| Provided records |
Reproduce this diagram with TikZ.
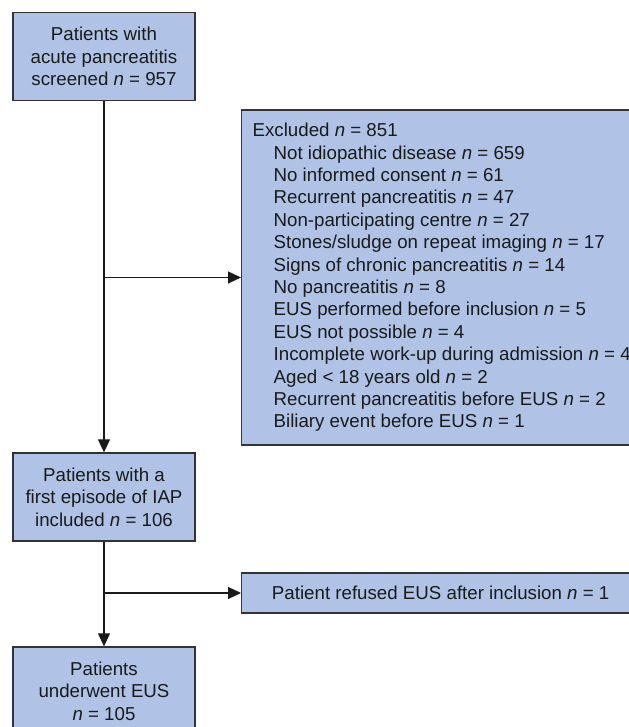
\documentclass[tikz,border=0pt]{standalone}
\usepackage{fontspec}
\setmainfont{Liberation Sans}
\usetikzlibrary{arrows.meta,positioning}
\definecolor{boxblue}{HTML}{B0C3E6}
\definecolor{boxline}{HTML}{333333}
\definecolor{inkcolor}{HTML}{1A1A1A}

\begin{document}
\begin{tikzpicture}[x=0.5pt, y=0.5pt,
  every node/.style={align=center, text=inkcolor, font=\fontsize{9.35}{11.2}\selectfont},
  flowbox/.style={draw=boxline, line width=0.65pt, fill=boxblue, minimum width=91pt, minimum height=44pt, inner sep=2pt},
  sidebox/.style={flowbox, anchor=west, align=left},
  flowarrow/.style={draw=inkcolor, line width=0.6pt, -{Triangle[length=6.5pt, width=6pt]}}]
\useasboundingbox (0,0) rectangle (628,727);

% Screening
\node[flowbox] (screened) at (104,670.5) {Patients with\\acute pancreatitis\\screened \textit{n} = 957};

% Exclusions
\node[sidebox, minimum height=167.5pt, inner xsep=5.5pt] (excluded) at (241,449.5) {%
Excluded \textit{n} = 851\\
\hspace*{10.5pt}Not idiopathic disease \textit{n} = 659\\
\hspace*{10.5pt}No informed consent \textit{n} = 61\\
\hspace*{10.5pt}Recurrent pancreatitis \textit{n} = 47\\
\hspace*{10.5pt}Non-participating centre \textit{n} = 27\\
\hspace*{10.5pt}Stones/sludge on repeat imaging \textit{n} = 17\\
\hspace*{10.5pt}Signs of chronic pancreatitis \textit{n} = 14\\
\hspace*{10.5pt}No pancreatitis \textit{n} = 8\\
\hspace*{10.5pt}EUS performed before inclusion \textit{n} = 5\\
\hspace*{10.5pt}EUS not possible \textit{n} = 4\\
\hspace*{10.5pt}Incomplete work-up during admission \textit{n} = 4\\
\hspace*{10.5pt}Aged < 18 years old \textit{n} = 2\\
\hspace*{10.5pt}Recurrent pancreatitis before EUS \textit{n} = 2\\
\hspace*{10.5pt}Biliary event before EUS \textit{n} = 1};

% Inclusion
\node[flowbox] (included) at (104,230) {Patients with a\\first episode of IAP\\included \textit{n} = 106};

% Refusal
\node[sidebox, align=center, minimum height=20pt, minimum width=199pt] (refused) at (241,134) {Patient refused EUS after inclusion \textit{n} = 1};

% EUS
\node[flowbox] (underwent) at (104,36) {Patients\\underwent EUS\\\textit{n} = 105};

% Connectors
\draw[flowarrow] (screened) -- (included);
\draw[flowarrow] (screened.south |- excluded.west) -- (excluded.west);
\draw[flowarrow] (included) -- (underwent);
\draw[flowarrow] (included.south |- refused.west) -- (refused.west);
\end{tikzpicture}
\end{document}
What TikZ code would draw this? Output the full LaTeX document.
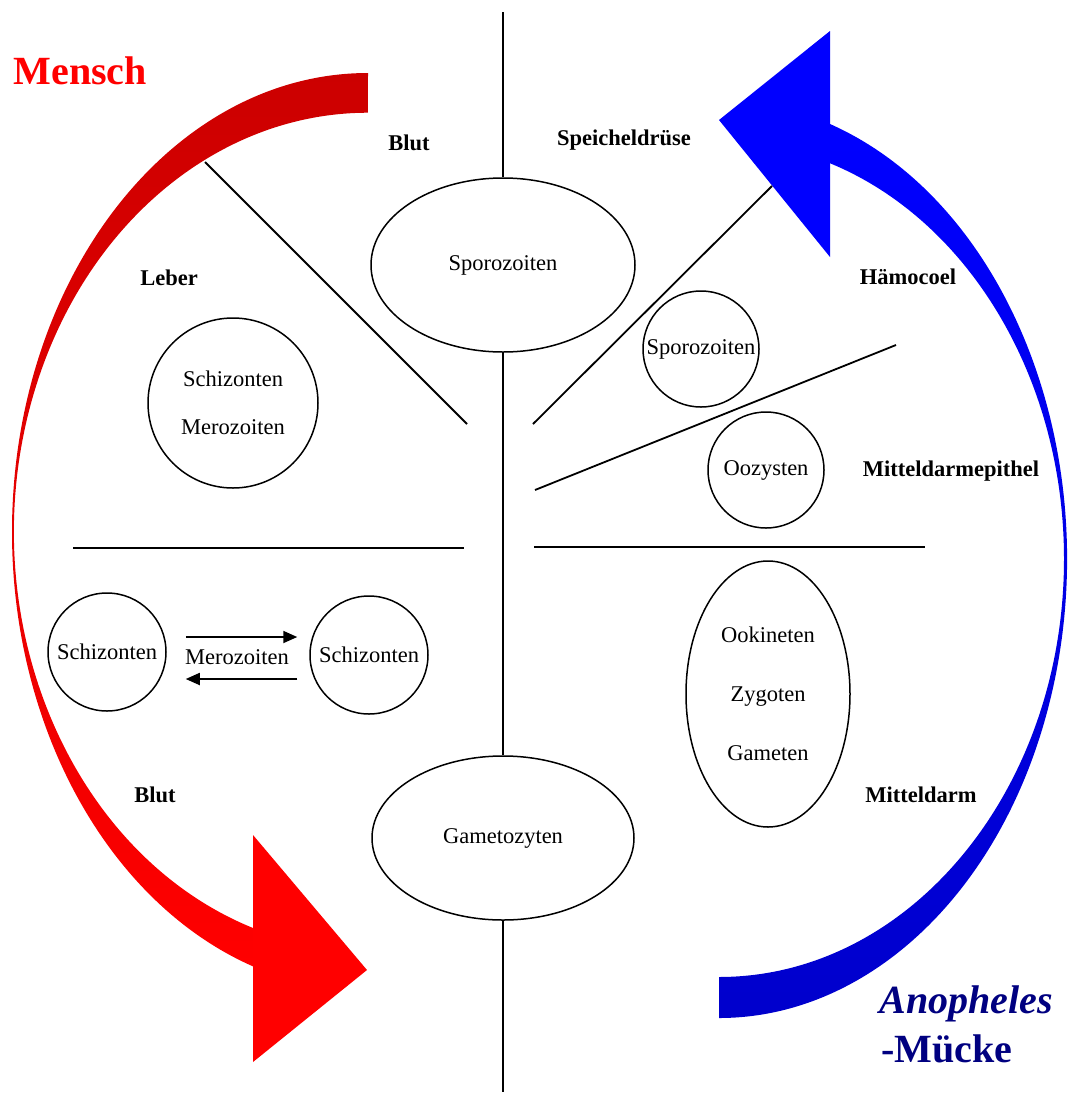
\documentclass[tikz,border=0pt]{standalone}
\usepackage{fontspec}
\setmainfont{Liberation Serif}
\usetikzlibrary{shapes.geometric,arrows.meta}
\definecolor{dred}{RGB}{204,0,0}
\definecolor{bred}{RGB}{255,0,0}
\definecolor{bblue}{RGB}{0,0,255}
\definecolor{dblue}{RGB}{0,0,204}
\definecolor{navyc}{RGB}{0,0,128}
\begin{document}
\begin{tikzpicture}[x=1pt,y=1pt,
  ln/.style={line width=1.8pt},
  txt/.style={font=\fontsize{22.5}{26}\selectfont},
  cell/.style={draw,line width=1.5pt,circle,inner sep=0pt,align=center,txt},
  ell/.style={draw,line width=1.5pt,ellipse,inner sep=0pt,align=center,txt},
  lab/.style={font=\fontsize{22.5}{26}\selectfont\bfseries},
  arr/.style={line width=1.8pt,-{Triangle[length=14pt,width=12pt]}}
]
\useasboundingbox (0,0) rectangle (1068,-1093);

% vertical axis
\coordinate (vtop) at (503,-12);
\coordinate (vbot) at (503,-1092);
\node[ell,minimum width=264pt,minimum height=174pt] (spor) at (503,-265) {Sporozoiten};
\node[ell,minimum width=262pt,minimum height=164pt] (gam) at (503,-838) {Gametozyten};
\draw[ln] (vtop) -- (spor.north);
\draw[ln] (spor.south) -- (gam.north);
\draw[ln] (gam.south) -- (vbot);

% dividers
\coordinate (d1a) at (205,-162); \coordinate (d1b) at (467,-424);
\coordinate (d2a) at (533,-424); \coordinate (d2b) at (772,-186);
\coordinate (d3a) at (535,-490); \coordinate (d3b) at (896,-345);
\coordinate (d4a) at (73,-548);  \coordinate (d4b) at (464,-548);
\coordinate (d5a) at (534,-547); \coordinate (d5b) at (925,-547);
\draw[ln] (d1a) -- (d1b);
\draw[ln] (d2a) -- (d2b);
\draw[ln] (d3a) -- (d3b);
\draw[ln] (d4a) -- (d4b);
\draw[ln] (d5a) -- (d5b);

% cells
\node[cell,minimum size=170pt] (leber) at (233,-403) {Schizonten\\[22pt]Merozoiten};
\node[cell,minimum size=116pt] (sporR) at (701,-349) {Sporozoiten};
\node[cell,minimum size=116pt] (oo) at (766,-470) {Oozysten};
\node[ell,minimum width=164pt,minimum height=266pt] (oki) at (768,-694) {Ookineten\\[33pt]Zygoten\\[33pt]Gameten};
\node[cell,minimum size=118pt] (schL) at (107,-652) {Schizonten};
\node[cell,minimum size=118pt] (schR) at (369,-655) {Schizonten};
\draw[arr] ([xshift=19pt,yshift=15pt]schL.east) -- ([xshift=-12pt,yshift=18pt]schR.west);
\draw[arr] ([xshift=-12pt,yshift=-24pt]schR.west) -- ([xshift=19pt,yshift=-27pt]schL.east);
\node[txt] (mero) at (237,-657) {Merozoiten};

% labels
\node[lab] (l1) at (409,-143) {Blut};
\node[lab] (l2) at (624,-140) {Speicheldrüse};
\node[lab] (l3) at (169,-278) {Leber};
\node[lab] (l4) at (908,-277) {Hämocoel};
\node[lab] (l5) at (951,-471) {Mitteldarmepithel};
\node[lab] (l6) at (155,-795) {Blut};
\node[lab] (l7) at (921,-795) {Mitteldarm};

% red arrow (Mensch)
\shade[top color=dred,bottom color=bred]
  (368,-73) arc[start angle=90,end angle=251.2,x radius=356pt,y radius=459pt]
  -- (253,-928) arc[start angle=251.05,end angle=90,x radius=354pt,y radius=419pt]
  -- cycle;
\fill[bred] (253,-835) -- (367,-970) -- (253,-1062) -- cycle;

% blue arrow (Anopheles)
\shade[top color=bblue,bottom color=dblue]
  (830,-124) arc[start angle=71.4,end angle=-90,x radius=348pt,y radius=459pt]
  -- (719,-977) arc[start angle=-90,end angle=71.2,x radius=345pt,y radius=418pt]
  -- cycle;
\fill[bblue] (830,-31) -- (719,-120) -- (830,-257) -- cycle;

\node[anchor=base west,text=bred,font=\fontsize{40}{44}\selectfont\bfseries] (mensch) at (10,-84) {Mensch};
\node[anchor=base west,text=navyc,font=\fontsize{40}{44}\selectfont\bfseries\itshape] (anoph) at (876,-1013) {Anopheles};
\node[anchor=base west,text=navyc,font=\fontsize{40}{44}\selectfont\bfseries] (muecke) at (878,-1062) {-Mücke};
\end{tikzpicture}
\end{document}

| Problem requirements |
Reproduce, word for word, every line from the start of the records down to and including the line with "(0,0) rectangle (628,727);"; skip the pictures.

| Result for this task |
Reproduce this diagram with TikZ.
\documentclass[tikz,border=0pt]{standalone}
\usepackage{fontspec}
\setmainfont{Liberation Sans}
\usetikzlibrary{arrows.meta,positioning}
\definecolor{boxblue}{HTML}{B0C3E6}
\definecolor{boxline}{HTML}{333333}
\definecolor{inkcolor}{HTML}{1A1A1A}

\begin{document}
\begin{tikzpicture}[x=0.5pt, y=0.5pt,
  every node/.style={align=center, text=inkcolor, font=\fontsize{9.35}{11.2}\selectfont},
  flowbox/.style={draw=boxline, line width=0.65pt, fill=boxblue, minimum width=91pt, minimum height=44pt, inner sep=2pt},
  sidebox/.style={flowbox, anchor=west, align=left},
  flowarrow/.style={draw=inkcolor, line width=0.6pt, -{Triangle[length=6.5pt, width=6pt]}}]
\useasboundingbox (0,0) rectangle (628,727);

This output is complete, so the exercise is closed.